I am fortunate enough to have a Scottish buddy who I met in America Road tripping. She picked her brother and myself up from Inverness station (a four hour train ride from Edinburgh). The reunion was epic. It was over a year and a half ago we met in California and adventured to Vegas and the Grand Canyon.
She drove us to her stunning home in Poolewe. The drive took us through the majestic Highlands. Dramatic mountains protruded from the ground towering above us either side of the windy country roads. Local cars zoomed past as the drivers knew the lay of the land.
I stared out the window with my eyes glued to the scenery. Rugged, weathered rocks were exposed at the tops of the hills. Trees were sparse from when historically we deforested the majority of the Scottish landscape. While, this completely altered the ecosystem making it somewhat man-made and not ‘natural’ I couldn’t help but think how stunning the scene before me was.

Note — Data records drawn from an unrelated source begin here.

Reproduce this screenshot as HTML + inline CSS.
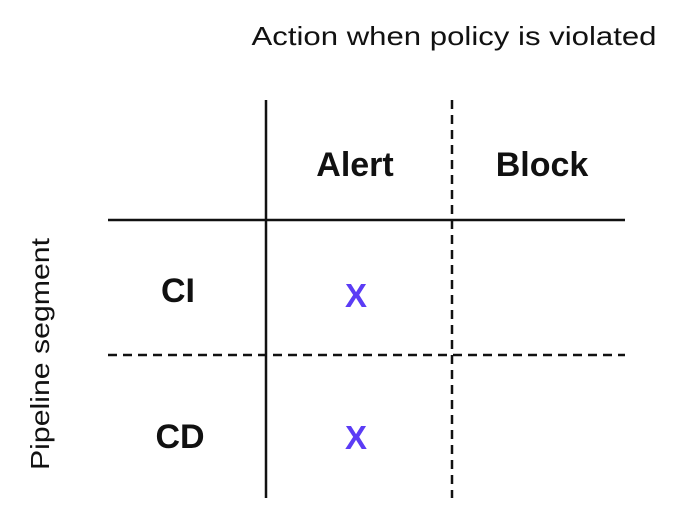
<!DOCTYPE html>
<html><head><style>
body{margin:0;background:#fff;}
svg{display:block;font-family:"Liberation Sans",sans-serif;}
</style></head><body>
<svg width="680" height="526" viewBox="0 0 680 526">
<rect width="680" height="526" fill="#fff"/>
<text x="454" y="45" font-size="26" text-anchor="middle" fill="#111" textLength="405" lengthAdjust="spacingAndGlyphs">Action when policy is violated</text>
<text x="42" y="354" font-size="26" text-anchor="middle" fill="#111" transform="rotate(-90 42 354)" dominant-baseline="middle" textLength="232" lengthAdjust="spacingAndGlyphs">Pipeline segment</text>
<line x1="266" y1="100" x2="266" y2="498" stroke="#111" stroke-width="2.5"/>
<line x1="108" y1="220" x2="625" y2="220" stroke="#111" stroke-width="2.5"/>
<line x1="452" y1="100" x2="452" y2="498" stroke="#111" stroke-width="2.5" stroke-dasharray="9,6"/>
<line x1="108" y1="355" x2="625" y2="355" stroke="#111" stroke-width="2.5" stroke-dasharray="9,6"/>
<g font-size="34" font-weight="bold" fill="#111" text-anchor="middle">
<text x="355" y="176">Alert</text>
<text x="542" y="176">Block</text>
<text x="178" y="302">CI</text>
<text x="180" y="448">CD</text>
</g>
<g font-size="33" font-weight="bold" fill="#5b3cf5" text-anchor="middle">
<text x="356" y="307">X</text>
<text x="356" y="449">X</text>
</g>
</svg>
</body></html>
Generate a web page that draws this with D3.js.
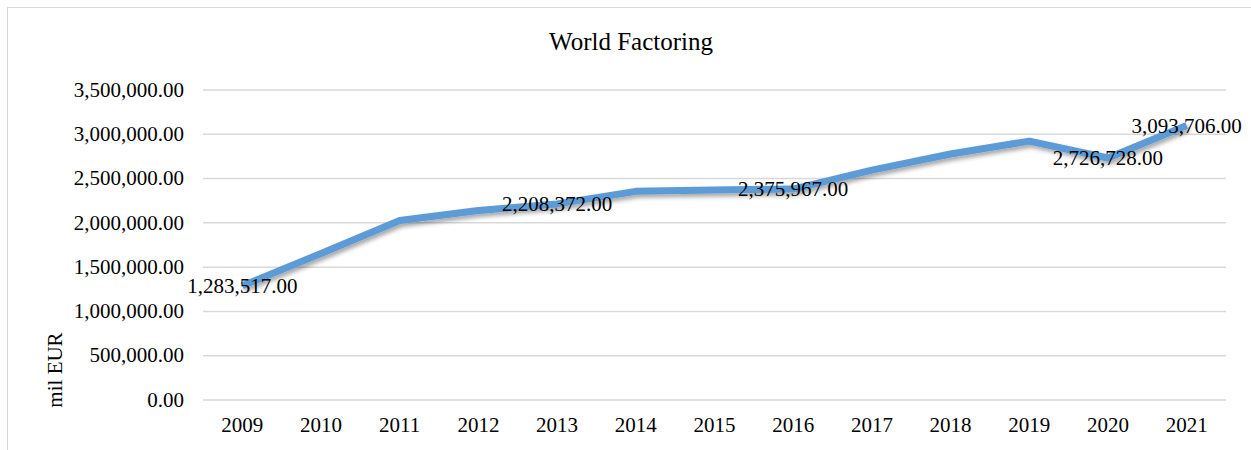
<!DOCTYPE html>
<html>
<head>
<meta charset="utf-8">
<script src="https://cdn.jsdelivr.net/npm/d3@7"></script>
</head>
<body style="margin:0; background:#fff">
<svg id="chart" width="1251" height="450"></svg>
<script>
const years = ['2009', '2010', '2011', '2012', '2013', '2014', '2015', '2016', '2017', '2018', '2019', '2020', '2021'];
const values = [1283517, 1648000, 2022000, 2133000, 2208372, 2350000, 2366000, 2375967, 2590000, 2772000, 2917000, 2726728, 3093706];
// only some points carry a data label in the original
const labelled = ['2009', '2013', '2016', '2020', '2021'];
const yTicks = [0, 500000, 1000000, 1500000, 2000000, 2500000, 3000000, 3500000];

const FONT = 'Liberation Serif';
const svg = d3.select('#chart');
const plot = { left: 203, right: 1226, top: 89.5, bottom: 399.5 };

// outer frame
svg.append('rect')
  .attr('x', 7.5).attr('y', 7.5)
  .attr('width', 1260).attr('height', 460)
  .attr('fill', 'none').attr('stroke', '#d9d9d9');

svg.append('defs').append('filter')
  .attr('id', 'shadow')
  .attr('x', '-5%').attr('y', '-20%').attr('width', '110%').attr('height', '140%')
  .append('feDropShadow')
  .attr('dx', 2).attr('dy', 3).attr('stdDeviation', 2)
  .attr('flood-color', '#000').attr('flood-opacity', 0.35);

const x = d3.scaleBand().domain(years).range([plot.left, plot.right]);
const y = d3.scaleLinear().domain([0, 3500000]).range([plot.bottom, plot.top]);
const fmt = d3.format(',.2f');

// gridlines + y labels
const yAxis = svg.append('g')
  .attr('transform', `translate(${plot.left},0)`)
  .call(d3.axisLeft(y).tickValues(yTicks).tickSize(-(plot.right - plot.left)).tickPadding(19).tickFormat(fmt));
yAxis.select('.domain').remove();
yAxis.selectAll('line').attr('stroke', '#d9d9d9').attr('stroke-width', 1.5);

// x labels
const xAxis = svg.append('g')
  .attr('transform', `translate(0,${plot.bottom})`)
  .call(d3.axisBottom(x).tickSize(0).tickPadding(18));
xAxis.select('.domain').remove();

const line = d3.line()
  .x((d, i) => x(years[i]) + x.bandwidth() / 2)
  .y(d => y(d));

svg.append('path')
  .datum(values)
  .attr('d', line)
  .attr('fill', 'none')
  .attr('stroke', '#5b9bd5')
  .attr('stroke-width', 7)
  .attr('stroke-linejoin', 'round')
  .attr('filter', 'url(#shadow)');

// data labels, centred on the point
svg.append('g')
  .selectAll('text')
  .data(years.map((yr, i) => ({ yr, v: values[i] })).filter(d => labelled.includes(d.yr)))
  .join('text')
  .attr('x', d => x(d.yr) + x.bandwidth() / 2)
  .attr('y', d => y(d.v))
  .attr('dy', '0.35em')
  .attr('text-anchor', 'middle')
  .text(d => fmt(d.v));

svg.append('text')
  .attr('class', 'title')
  .attr('x', 631).attr('y', 50)
  .attr('text-anchor', 'middle')
  .text('World Factoring');

svg.append('text')
  .attr('transform', 'translate(62,370) rotate(-90)')
  .attr('text-anchor', 'middle')
  .text('mil EUR');

svg.selectAll('text')
  .style('font-family', FONT)
  .style('font-size', '21px')
  .style('fill', '#000');
svg.select('.title').style('font-size', '25px');
</script>
</body>
</html>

The lack of trees means you can see the undulating terrain and track the flow of water down the mountains. River paths mark tracks down the sides of the cliffs and cause the build up of sediments at the base of the hills. This gives way to alluvial fans, as the name suggests forming features with a cone like appearance at the mountain bases.
Two hours later we arrived at my friend’s peaceful home in Poolewe. Living in a small village (population 230 people) is somewhat different to living in London it turns out. Everybody knows everybody, which can be rather nice in a way. Neighbours actually talk to each other. The village has one pub, a café, a post-office and a community hall. On my friends door step is the Scottish Highlands wilderness with plenty of walks, fishing, outdoor swimming and camping opportunities . It is a spectacular place to live.
Day one in the Highlands:
After a blueberry and banana pancake breakfast we set off for some fishing. It turned out all the tourist fishing boats were out of order. Instead we hired our own motor boat and took it for a spin.
The slight glitch was that none of us had driven a boat before. The owner kept telling us it was nothing like driving a car. Useful. After a rocky start we got the hang of steering a boat. It was actually quiet easy once we got used to it. It helped that we had the Loch practically to ourselves so there wasn’t that much maneuvering needed.
The water was calm. We saw a seal bob his head above the water and an eagle soar above us. We drove around mini islands and across the picturesque Loch. It was a great laugh.
We returned home rejuvenated and ready to plan our next adventure which was to be a island hoping road-trip.
Before the sun set we went for an evening stroll through a patch of woodland. ‘Chanterelle, ‘ my pal joyfully announced. I looked to where she was pointing to see a yellow mushroom growing by the root of a tree. Turned out we were in luck there were loads. We gathered the mushrooms up and took them home to be prepared for a tasty meal.